STATED TASK
Go through the records from the first line and retype each one exactly, stopping once the line with "y_ticks = [0, 1000, 2000, 3000, 4000, 5000, 6000, 7000, 8000]" is done. Pictures are left out.

EXTRACTED RECORDS
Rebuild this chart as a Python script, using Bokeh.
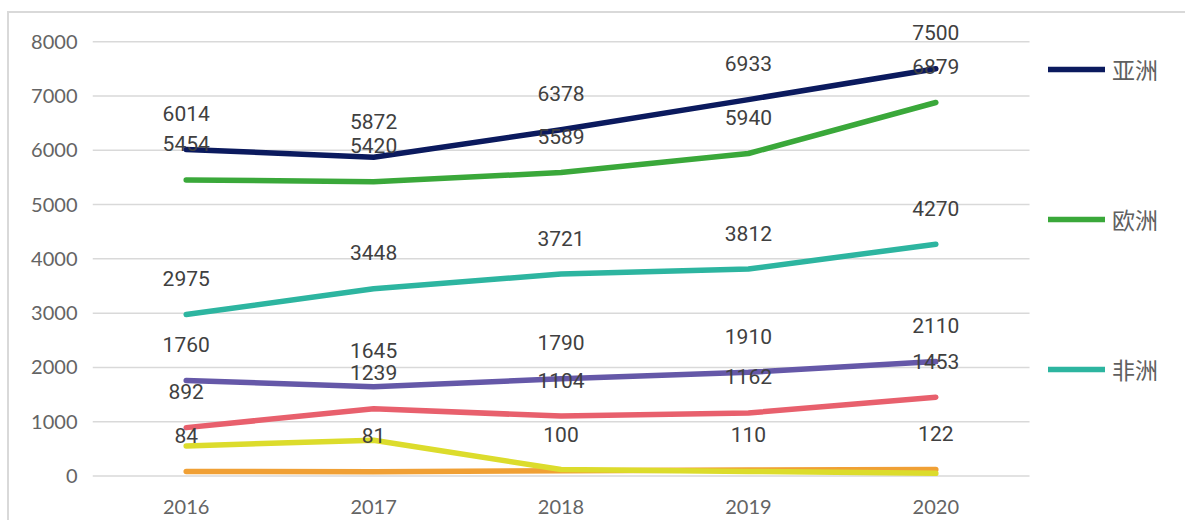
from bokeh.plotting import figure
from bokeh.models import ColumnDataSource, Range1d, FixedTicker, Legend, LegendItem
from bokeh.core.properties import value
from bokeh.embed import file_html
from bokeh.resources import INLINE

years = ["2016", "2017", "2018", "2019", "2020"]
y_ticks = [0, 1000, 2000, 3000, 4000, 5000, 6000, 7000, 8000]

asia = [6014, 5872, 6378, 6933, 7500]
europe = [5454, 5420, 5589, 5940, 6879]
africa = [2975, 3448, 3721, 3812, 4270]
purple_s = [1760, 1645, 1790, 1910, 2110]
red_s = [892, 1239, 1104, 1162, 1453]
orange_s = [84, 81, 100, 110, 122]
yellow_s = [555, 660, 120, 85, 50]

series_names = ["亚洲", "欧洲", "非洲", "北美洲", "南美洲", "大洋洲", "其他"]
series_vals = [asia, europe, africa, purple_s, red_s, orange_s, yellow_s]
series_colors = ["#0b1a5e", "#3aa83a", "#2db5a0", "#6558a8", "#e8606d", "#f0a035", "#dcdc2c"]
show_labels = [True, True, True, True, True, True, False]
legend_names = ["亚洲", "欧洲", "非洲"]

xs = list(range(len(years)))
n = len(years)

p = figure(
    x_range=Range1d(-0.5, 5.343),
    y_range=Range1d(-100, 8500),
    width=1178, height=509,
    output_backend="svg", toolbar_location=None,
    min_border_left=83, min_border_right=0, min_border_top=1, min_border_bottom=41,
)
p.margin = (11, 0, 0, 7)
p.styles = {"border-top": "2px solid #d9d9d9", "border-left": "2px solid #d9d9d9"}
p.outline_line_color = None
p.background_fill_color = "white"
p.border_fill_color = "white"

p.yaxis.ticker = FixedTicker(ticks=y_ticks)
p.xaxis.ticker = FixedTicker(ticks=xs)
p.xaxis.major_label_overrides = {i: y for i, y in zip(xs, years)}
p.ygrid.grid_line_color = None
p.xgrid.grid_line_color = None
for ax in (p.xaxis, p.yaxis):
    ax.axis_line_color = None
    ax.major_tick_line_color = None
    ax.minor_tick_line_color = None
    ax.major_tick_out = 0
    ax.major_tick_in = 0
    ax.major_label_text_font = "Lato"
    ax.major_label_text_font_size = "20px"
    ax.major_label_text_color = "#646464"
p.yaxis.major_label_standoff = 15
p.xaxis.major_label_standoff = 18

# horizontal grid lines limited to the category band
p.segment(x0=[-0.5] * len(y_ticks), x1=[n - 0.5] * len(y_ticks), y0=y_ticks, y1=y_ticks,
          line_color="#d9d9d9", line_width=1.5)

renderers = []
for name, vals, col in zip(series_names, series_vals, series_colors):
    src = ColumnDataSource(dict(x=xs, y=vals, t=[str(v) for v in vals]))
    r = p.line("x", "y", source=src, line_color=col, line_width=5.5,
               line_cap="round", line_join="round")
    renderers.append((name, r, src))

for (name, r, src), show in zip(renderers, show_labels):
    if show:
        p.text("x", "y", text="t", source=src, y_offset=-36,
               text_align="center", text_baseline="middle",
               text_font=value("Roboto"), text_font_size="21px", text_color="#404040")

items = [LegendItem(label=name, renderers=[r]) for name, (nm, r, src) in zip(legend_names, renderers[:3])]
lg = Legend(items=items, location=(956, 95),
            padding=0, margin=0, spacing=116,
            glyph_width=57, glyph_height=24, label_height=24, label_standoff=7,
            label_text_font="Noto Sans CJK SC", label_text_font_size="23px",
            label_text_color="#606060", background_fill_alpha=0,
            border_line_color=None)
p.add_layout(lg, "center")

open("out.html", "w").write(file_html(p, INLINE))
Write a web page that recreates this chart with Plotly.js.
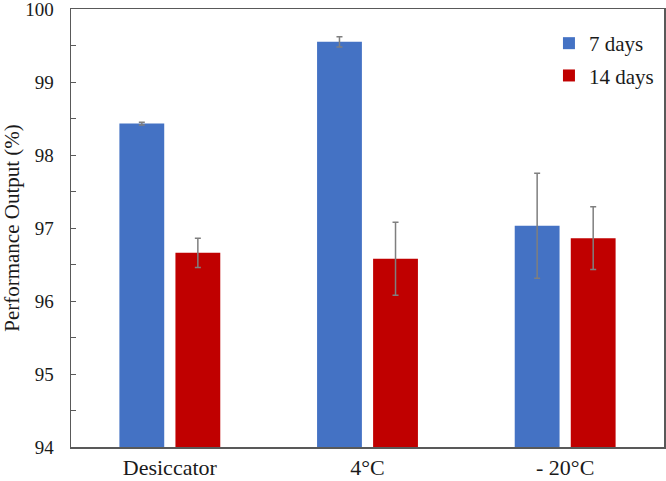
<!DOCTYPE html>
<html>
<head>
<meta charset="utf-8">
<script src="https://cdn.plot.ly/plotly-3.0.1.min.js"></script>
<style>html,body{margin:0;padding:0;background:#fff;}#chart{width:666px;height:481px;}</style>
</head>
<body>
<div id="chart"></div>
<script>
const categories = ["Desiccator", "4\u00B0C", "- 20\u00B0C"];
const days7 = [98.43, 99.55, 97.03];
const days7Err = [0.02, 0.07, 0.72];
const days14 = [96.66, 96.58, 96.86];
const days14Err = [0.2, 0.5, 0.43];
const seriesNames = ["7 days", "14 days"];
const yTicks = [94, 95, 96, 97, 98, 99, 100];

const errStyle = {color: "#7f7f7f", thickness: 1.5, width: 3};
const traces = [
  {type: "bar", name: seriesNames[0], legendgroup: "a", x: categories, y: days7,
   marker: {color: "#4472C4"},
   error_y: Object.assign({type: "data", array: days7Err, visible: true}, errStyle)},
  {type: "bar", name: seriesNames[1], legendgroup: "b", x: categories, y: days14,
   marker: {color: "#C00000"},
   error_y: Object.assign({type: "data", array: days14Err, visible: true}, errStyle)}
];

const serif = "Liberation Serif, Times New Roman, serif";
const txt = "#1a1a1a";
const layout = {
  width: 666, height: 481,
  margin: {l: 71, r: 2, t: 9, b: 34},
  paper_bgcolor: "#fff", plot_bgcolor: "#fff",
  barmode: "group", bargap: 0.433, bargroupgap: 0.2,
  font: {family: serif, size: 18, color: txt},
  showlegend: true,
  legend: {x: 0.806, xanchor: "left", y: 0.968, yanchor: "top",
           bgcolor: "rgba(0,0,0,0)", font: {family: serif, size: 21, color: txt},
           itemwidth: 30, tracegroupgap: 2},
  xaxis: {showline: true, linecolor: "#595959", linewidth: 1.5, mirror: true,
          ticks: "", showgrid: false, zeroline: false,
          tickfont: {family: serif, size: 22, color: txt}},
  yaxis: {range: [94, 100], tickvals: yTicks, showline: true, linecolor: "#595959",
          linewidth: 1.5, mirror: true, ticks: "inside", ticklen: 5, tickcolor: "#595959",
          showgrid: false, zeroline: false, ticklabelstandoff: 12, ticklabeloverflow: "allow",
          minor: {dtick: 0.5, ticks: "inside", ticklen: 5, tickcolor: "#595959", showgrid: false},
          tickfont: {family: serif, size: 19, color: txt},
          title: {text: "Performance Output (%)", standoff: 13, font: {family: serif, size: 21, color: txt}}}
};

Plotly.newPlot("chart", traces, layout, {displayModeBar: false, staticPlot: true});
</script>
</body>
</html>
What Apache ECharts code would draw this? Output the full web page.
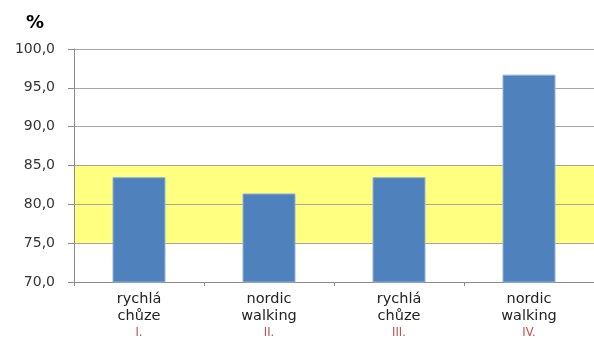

TASK RESPONSE
Rebuild this chart as a Python script, using Bokeh.
from bokeh.plotting import figure
from bokeh.models import ColumnDataSource, Range1d, FixedTicker, Legend, LegendItem
from bokeh.core.properties import value
from bokeh.embed import file_html
from bokeh.resources import INLINE

years = ["2016", "2017", "2018", "2019", "2020"]
y_ticks = [0, 1000, 2000, 3000, 4000, 5000, 6000, 7000, 8000]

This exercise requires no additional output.